§ **WHAT IS BEING ASKED**: Copy the listing verbatim, excluding any images found in it.

§ **DATA EXTRACT**:
··········
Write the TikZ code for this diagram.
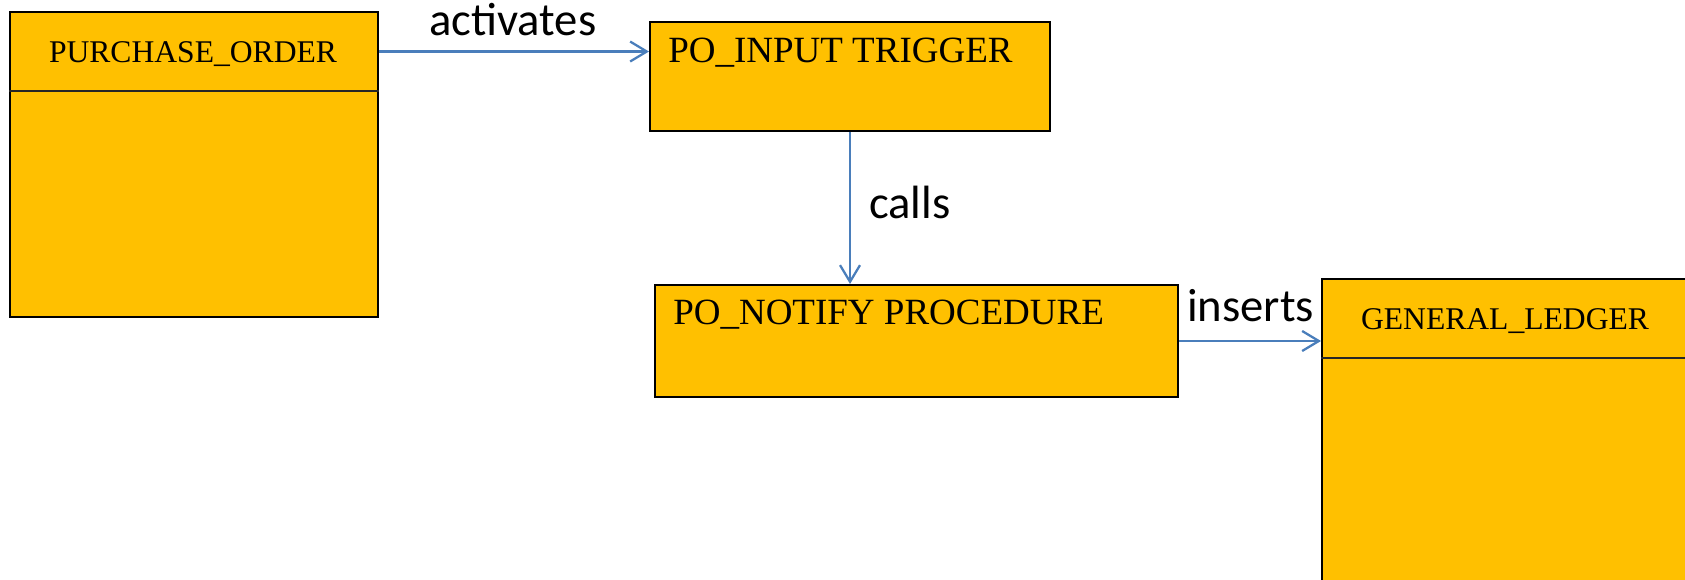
\documentclass[tikz,border=0pt]{standalone}
\usepackage{fontspec}
\setmainfont{Liberation Serif}
\newfontfamily\labelfont{Carlito}
\usetikzlibrary{arrows.meta}
\definecolor{boxfill}{HTML}{FFC000}
\definecolor{linkblue}{HTML}{4A7EBB}
\begin{document}
\begin{tikzpicture}[x=0.75pt,y=-0.75pt,
  box/.style={draw=black, line width=1.5pt, fill=boxfill, rectangle,
              inner sep=0pt, anchor=north west},
  divider/.style={draw=black!85, line width=1.2pt},
  link/.style={draw=linkblue, line width=1.7pt,
               -{Straight Barb[length=12.5pt,width=15pt,line width=1.7pt]}},
  title/.style={font=\fontsize{23.7pt}{28pt}\selectfont, inner sep=0pt, anchor=base},
  unitname/.style={font=\fontsize{27.75pt}{32pt}\selectfont, inner sep=0pt, anchor=base west},
  verb/.style={font=\labelfont\fontsize{35pt}{40pt}\selectfont, inner sep=0pt, anchor=base west}]
\useasboundingbox (0,0) rectangle (1685,580);
\clip (0,0) rectangle (1685,580);

% table PURCHASE_ORDER
\node[box, minimum width=276pt, minimum height=228.75pt] (po) at (9,11) {};
\draw[divider] ([yshift=-60pt]po.north west) -- ([yshift=-60pt]po.north east);
\node[title] (potitle) at (193,63) {PURCHASE\_ORDER};
\coordinate (pohdr) at ([yshift=-30.4pt]po.north east);

% trigger
\node[box, minimum width=300pt, minimum height=81.75pt] (trig) at (649,21.5) {};
\node[unitname] (trigtitle) at (668,63) {PO\_INPUT TRIGGER};

% procedure
\node[box, minimum width=392.25pt, minimum height=84pt] (notify) at (654,284) {};
\node[unitname] (notifytitle) at (673,325) {PO\_NOTIFY PROCEDURE};

% table GENERAL_LEDGER
\node[box, minimum width=276pt, minimum height=256.5pt] (gl) at (1321,278) {};
\draw[divider] ([yshift=-60pt]gl.north west) -- ([yshift=-60pt]gl.north east);
\node[title] (gltitle) at (1505,330) {GENERAL\_LEDGER};

% connectors
\draw[link] (pohdr) -- (pohdr -| trig.west);
\draw[link] (trig.south) -- (trig.south |- notify.north);
\draw[link] (notify.east) -- (notify.east -| gl.west);

% connector labels
\node[verb] (lactivates) at (429,36) {activates};
\node[verb] (lcalls) at (869,219) {calls};
\node[verb] (linserts) at (1187,322) {inserts};
\end{tikzpicture}
\end{document}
··········
§ **FULL OUTPUT**:
Write the TikZ code for this diagram.
\documentclass[tikz,border=0pt]{standalone}
\usepackage{fontspec}
\setmainfont{Liberation Serif}
\newfontfamily\labelfont{Carlito}
\usetikzlibrary{arrows.meta}
\definecolor{boxfill}{HTML}{FFC000}
\definecolor{linkblue}{HTML}{4A7EBB}
\begin{document}
\begin{tikzpicture}[x=0.75pt,y=-0.75pt,
  box/.style={draw=black, line width=1.5pt, fill=boxfill, rectangle,
              inner sep=0pt, anchor=north west},
  divider/.style={draw=black!85, line width=1.2pt},
  link/.style={draw=linkblue, line width=1.7pt,
               -{Straight Barb[length=12.5pt,width=15pt,line width=1.7pt]}},
  title/.style={font=\fontsize{23.7pt}{28pt}\selectfont, inner sep=0pt, anchor=base},
  unitname/.style={font=\fontsize{27.75pt}{32pt}\selectfont, inner sep=0pt, anchor=base west},
  verb/.style={font=\labelfont\fontsize{35pt}{40pt}\selectfont, inner sep=0pt, anchor=base west}]
\useasboundingbox (0,0) rectangle (1685,580);
\clip (0,0) rectangle (1685,580);

% table PURCHASE_ORDER
\node[box, minimum width=276pt, minimum height=228.75pt] (po) at (9,11) {};
\draw[divider] ([yshift=-60pt]po.north west) -- ([yshift=-60pt]po.north east);
\node[title] (potitle) at (193,63) {PURCHASE\_ORDER};
\coordinate (pohdr) at ([yshift=-30.4pt]po.north east);

% trigger
\node[box, minimum width=300pt, minimum height=81.75pt] (trig) at (649,21.5) {};
\node[unitname] (trigtitle) at (668,63) {PO\_INPUT TRIGGER};

% procedure
\node[box, minimum width=392.25pt, minimum height=84pt] (notify) at (654,284) {};
\node[unitname] (notifytitle) at (673,325) {PO\_NOTIFY PROCEDURE};

% table GENERAL_LEDGER
\node[box, minimum width=276pt, minimum height=256.5pt] (gl) at (1321,278) {};
\draw[divider] ([yshift=-60pt]gl.north west) -- ([yshift=-60pt]gl.north east);
\node[title] (gltitle) at (1505,330) {GENERAL\_LEDGER};

% connectors
\draw[link] (pohdr) -- (pohdr -| trig.west);
\draw[link] (trig.south) -- (trig.south |- notify.north);
\draw[link] (notify.east) -- (notify.east -| gl.west);

% connector labels
\node[verb] (lactivates) at (429,36) {activates};
\node[verb] (lcalls) at (869,219) {calls};
\node[verb] (linserts) at (1187,322) {inserts};
\end{tikzpicture}
\end{document}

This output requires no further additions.